>> Begin
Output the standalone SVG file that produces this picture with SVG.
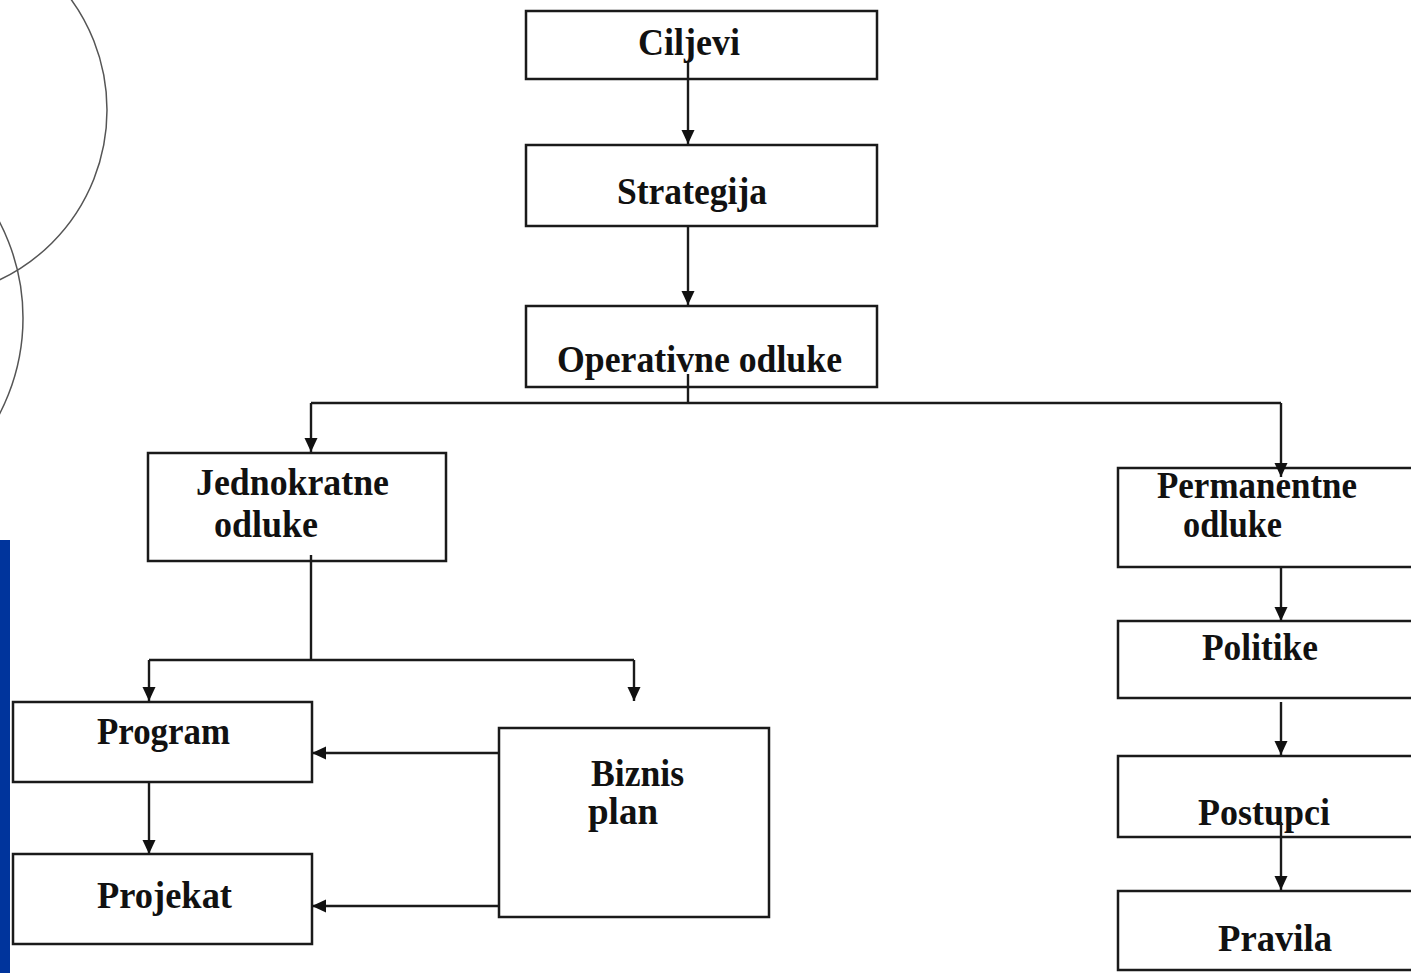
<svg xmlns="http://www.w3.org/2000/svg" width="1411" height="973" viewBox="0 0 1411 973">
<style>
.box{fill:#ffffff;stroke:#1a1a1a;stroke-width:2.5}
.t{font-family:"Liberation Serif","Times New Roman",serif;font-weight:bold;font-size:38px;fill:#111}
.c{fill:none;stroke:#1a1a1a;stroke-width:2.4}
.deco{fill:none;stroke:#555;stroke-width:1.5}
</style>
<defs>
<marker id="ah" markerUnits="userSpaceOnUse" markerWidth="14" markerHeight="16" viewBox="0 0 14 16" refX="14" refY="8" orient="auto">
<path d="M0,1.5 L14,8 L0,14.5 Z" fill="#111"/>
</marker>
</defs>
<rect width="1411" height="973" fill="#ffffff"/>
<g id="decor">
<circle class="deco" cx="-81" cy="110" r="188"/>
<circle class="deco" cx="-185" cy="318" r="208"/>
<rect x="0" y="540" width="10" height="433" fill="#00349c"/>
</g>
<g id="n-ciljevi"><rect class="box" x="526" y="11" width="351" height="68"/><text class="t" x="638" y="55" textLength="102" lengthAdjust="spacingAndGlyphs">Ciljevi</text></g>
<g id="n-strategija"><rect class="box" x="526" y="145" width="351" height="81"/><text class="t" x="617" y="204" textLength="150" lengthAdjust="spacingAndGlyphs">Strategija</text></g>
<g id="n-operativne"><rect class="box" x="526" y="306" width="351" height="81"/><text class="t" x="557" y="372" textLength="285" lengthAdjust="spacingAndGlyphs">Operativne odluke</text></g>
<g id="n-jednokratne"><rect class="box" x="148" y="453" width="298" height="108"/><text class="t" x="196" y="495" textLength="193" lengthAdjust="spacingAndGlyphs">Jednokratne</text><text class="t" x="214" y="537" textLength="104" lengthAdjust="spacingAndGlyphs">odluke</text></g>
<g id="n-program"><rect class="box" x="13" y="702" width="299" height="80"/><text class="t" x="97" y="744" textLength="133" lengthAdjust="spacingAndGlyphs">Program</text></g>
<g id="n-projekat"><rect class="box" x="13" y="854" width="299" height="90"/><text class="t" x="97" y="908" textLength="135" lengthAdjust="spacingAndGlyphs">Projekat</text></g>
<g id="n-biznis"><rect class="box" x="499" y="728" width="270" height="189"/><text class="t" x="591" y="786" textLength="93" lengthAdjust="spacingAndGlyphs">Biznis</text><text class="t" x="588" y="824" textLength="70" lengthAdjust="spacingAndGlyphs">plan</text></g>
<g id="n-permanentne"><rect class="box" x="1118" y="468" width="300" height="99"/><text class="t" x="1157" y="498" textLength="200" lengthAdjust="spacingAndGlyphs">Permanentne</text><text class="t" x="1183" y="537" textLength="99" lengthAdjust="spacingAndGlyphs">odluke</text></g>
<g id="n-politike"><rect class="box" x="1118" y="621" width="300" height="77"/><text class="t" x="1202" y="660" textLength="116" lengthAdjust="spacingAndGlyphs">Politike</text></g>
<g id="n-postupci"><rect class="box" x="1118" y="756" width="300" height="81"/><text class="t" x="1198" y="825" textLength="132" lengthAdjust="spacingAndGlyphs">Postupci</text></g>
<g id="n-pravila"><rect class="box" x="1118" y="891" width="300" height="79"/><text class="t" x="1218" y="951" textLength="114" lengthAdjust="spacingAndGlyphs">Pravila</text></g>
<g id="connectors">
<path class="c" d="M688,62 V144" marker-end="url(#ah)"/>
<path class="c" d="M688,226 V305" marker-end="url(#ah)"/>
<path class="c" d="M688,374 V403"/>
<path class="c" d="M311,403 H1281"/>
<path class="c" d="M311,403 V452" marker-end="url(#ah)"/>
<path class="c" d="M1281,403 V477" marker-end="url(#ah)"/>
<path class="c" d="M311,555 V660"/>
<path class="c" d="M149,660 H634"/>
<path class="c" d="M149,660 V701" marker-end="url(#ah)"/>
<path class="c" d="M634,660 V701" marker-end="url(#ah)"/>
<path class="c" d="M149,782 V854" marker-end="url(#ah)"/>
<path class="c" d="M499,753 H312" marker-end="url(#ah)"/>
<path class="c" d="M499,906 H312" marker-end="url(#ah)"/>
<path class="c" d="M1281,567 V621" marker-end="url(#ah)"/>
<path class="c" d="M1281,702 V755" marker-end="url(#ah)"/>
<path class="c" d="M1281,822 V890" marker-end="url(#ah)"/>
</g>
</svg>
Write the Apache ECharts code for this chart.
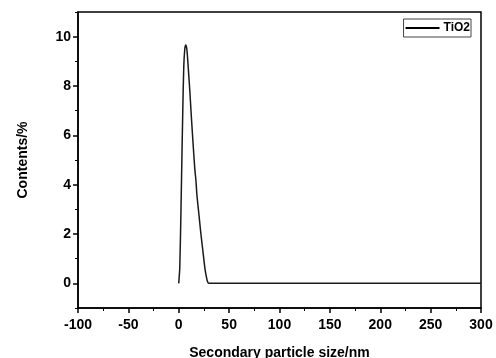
>> End
--- TASK DIRECTIONS ---
Go over the data above and copy every line that has the word "this" in it.

--- WRITTEN ANSWER ---
Output the standalone SVG file that produces this picture with SVG.
Write the Apache ECharts code for this chart.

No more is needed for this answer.